[begin Extracted material]

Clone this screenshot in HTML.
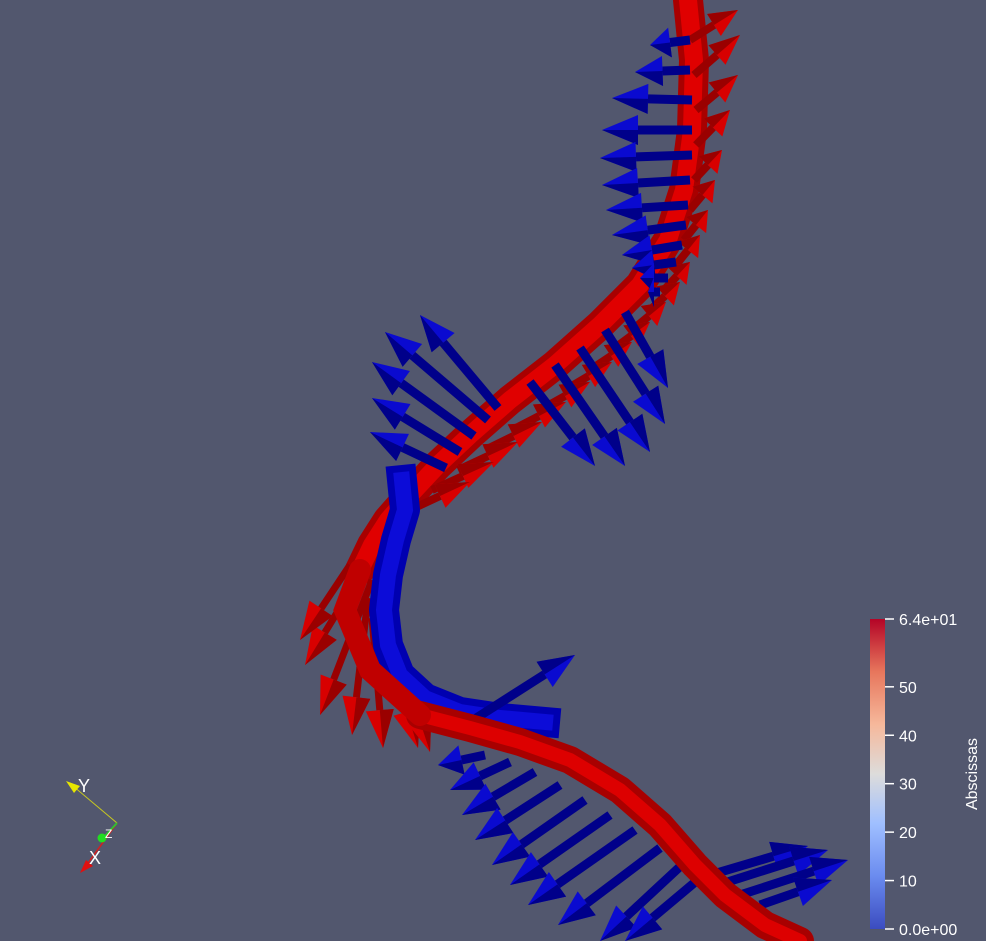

[end Extracted material]
[begin Extracted material]

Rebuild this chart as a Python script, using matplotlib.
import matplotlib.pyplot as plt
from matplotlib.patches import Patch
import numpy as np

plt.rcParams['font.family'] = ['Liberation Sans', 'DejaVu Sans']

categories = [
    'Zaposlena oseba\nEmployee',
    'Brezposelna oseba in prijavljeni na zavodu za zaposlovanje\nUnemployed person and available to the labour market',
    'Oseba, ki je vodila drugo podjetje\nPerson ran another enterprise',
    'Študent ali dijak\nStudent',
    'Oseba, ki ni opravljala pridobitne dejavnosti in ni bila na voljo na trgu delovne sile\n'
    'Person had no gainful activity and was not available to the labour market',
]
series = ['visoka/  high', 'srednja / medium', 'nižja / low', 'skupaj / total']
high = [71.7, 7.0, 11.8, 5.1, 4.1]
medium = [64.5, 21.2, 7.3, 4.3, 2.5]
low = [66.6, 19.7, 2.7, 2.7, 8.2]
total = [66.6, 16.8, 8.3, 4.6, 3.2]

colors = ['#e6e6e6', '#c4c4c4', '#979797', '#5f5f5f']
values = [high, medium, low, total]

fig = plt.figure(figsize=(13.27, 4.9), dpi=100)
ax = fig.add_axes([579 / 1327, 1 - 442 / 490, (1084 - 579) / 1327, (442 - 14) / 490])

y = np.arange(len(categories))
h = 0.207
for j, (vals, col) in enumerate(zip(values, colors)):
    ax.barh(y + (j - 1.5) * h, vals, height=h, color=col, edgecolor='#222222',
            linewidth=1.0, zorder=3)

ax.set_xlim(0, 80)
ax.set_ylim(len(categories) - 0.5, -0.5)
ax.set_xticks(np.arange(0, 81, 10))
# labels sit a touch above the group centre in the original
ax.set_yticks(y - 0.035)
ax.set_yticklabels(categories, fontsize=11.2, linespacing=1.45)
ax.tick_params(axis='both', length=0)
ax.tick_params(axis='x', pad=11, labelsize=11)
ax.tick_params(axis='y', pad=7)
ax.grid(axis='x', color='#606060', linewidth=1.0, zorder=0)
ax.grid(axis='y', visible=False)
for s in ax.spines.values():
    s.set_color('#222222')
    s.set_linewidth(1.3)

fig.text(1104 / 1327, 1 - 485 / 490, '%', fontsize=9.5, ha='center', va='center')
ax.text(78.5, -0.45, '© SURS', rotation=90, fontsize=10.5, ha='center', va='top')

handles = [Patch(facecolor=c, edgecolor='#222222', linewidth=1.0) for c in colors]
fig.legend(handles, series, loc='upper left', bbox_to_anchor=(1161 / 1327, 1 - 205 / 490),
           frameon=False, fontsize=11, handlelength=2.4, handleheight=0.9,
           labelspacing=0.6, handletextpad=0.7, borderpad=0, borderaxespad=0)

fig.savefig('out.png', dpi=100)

[end Extracted material]

• What is asked
The required output is an exact reproduction of the lines starting at the one that contains "Rebuild this chart" and ending at the one that contains "plt.rcParams['font.family'] = ['Liberation". Both boundary lines belong to it.

• Answer
Rebuild this chart as a Python script, using matplotlib.
import matplotlib.pyplot as plt
from matplotlib.patches import Patch
import numpy as np

plt.rcParams['font.family'] = ['Liberation Sans', 'DejaVu Sans']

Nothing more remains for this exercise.